What Attribution Models Does Google AdWords Use?
Google AdWords offers six attribution models.
Last click:
The last click gets all the credit for the conversion. If a customer clicks two of your ads, AdWords will credit the conversion to the second ad (and the associated keyword, campaign, etc.).
First click:
The first click gets all the credit for the conversion. If a customer clicks two of your ads, AdWords will credit the conversion to the first ad (and the associated keyword, campaign, etc.).
Linear:
Credit for the conversion gets distributed equally to every single click the customer made before converting.
Time decay:
Every click gets some credit, but the closer the click is in the journey to the final conversion, the more credit it gets.
Position-based:
If there are more than two clicks in the journey, the first and last clicks each receive 40% of the credit for the conversion and the intervening click(s) get the remaining 20%, spread out evenly.
Data-driven:
Google looks at thousands of signals to distribute credit for the conversion based upon its algorithmic understanding of how important each click was to the final conversion. This method is only available for accounts with a lot of data. Google doesn’t specify how much data you need to have, but in our experience, you need to have tens of thousands of clicks per month.
Which Google AdWords Attribution Model Should You Use?
Last-click attribution has been the default attribution method for the advertising world for many years.

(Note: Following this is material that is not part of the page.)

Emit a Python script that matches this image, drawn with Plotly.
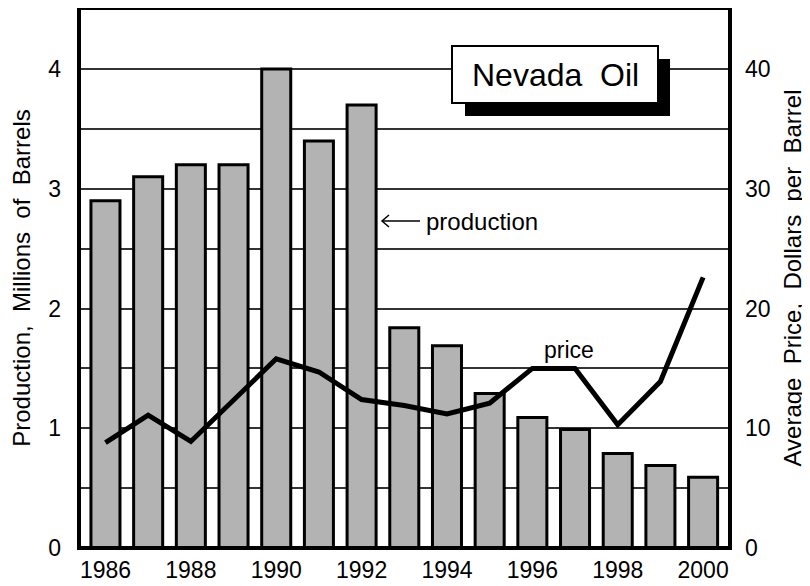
import plotly.graph_objects as go

years = list(range(1986, 2001))
production = [2.9, 3.1, 3.2, 3.2, 4.0, 3.4, 3.7, 1.84, 1.69, 1.29, 1.09, 0.99, 0.79, 0.69, 0.59]
price = [8.8, 11.1, 8.9, 12.3, 15.8, 14.7, 12.4, 11.9, 11.2, 12.1, 15.0, 15.0, 10.3, 13.9, 22.6]
x_ticks = [1986, 1988, 1990, 1992, 1994, 1996, 1998, 2000]
left_ticks = [0, 1, 2, 3, 4]
right_ticks = [0, 10, 20, 30, 40]

FONT = "Arial, Liberation Sans, sans-serif"
NB = "\u00a0"
SP2 = NB + " "

fig = go.Figure()
fig.add_trace(go.Bar(x=years, y=production, width=0.68,
                     marker=dict(color="#b3b3b3", line=dict(color="black", width=3)),
                     showlegend=False, yaxis="y"))
fig.add_trace(go.Scatter(x=years, y=price, mode="lines",
                         line=dict(color="black", width=5),
                         showlegend=False, yaxis="y2"))

OFF = 8  # page body margin
W, H = 810 - OFF, 586 - OFF
# plot area in screen pixels
L, R, T, B = 79, 730, 8, 548
pw, ph = R - L, B - T
def px(x):
    return (x - L) / pw
def py(y):
    return (B - y) / ph

shapes = [
    dict(type="rect", xref="paper", yref="paper", x0=px(465), x1=px(670), y0=py(116), y1=py(59),
         fillcolor="black", line=dict(width=0), layer="above"),
    dict(type="rect", xref="paper", yref="paper", x0=px(452), x1=px(658), y0=py(103), y1=py(46),
         fillcolor="white", line=dict(color="black", width=2), layer="above"),
    dict(type="line", xref="paper", yref="paper", x0=px(382), x1=px(420), y0=py(221), y1=py(221),
         line=dict(color="black", width=1.5), layer="above"),
    dict(type="path", xref="paper", yref="paper",
         path=f"M {px(389)},{py(215)} L {px(382)},{py(221)} L {px(389)},{py(227)}",
         line=dict(color="black", width=1.5), layer="above"),
    dict(type="rect", xref="paper", yref="paper", x0=0, x1=1, y0=0, y1=1,
         line=dict(color="black", width=4), layer="above"),
]

annotations = [
    dict(text=f"Nevada{SP2}Oil", xref="paper", yref="paper", x=px(555), y=py(75),
         showarrow=False, font=dict(size=32, color="black", family=FONT),
         xanchor="center", yanchor="middle"),
    dict(text="production", xref="paper", yref="paper", x=px(424), y=py(221),
         showarrow=False, font=dict(size=24, color="black", family=FONT),
         xanchor="left", yanchor="middle"),
    dict(text="price", xref="paper", yref="paper", x=px(569), y=py(350),
         showarrow=False, font=dict(size=23, color="black", family=FONT),
         xanchor="center", yanchor="middle"),
]

fig.update_layout(
    width=W, height=H,
    margin=dict(l=L - OFF, r=810 - R, t=T - OFF, b=586 - B, autoexpand=False),
    paper_bgcolor="white", plot_bgcolor="white",
    font=dict(family=FONT, size=23, color="black"),
    xaxis=dict(range=[1985.38, 2000.63], tickvals=x_ticks, ticktext=[str(v) for v in x_ticks],
               showgrid=False, zeroline=False, showline=False, ticks="", automargin=False,
               ticklabelstandoff=6, tickfont=dict(size=23)),
    yaxis=dict(range=[0, 4.51], tickvals=left_ticks, ticktext=[str(v) for v in left_ticks],
               showgrid=True, gridcolor="#333333", gridwidth=1.5, zeroline=False, automargin=False,
               minor=dict(dtick=0.5, tick0=0, showgrid=True, gridcolor="#333333", gridwidth=1.5),
               ticks="", ticklabelstandoff=17, tickfont=dict(size=23),
               title=dict(text=f"Production,{SP2}Millions{SP2}of{SP2}Barrels",
                          font=dict(size=24), standoff=14)),
    yaxis2=dict(range=[0, 45.1], overlaying="y", side="right", tickvals=right_ticks,
                ticktext=[str(v) for v in right_ticks], showgrid=False, zeroline=False,
                ticks="", ticklabelstandoff=14, tickfont=dict(size=23), automargin=False,
                title=dict(text=f"Average{SP2}Price,{SP2}Dollars{SP2}per{SP2}Barrel",
                           font=dict(size=24), standoff=14)),
    shapes=shapes,
    annotations=annotations,
)

fig.write_html("out.html")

However, last-click attribution is generally NOT the best attribution model to use. Google considers Data-driven attribution as the best model. Google’s algorithms analyze thousands of signals, way too many for us mere mortals to assess, to identify how much impact each click had on the final conversion.
Most accounts don’t have enough data to use data-driven attribution, so usually the next-best model is time decay attribution.
Unlike first click and last click, it assigns at least some conversion value to every click in the conversion journey. Unlike linear, it recognizes that not every click in the journey is the same. Time decay assumes that the closer a click was to the time of the conversion, the more impact the click had on driving the person to convert, which is different than the assumption that position-based makes.
The right attribution model can tell you how much each channel contributes to your business objectives, such as profits, revenue, new business, and customer retention. By understanding which channels are driving the most impact across the different touchpoints of the sales funnel, you can better allocate advertising budget and invest in channels that have a higher conversion rate.
Using a more accurate attribution model helps you improve your Return on Investment.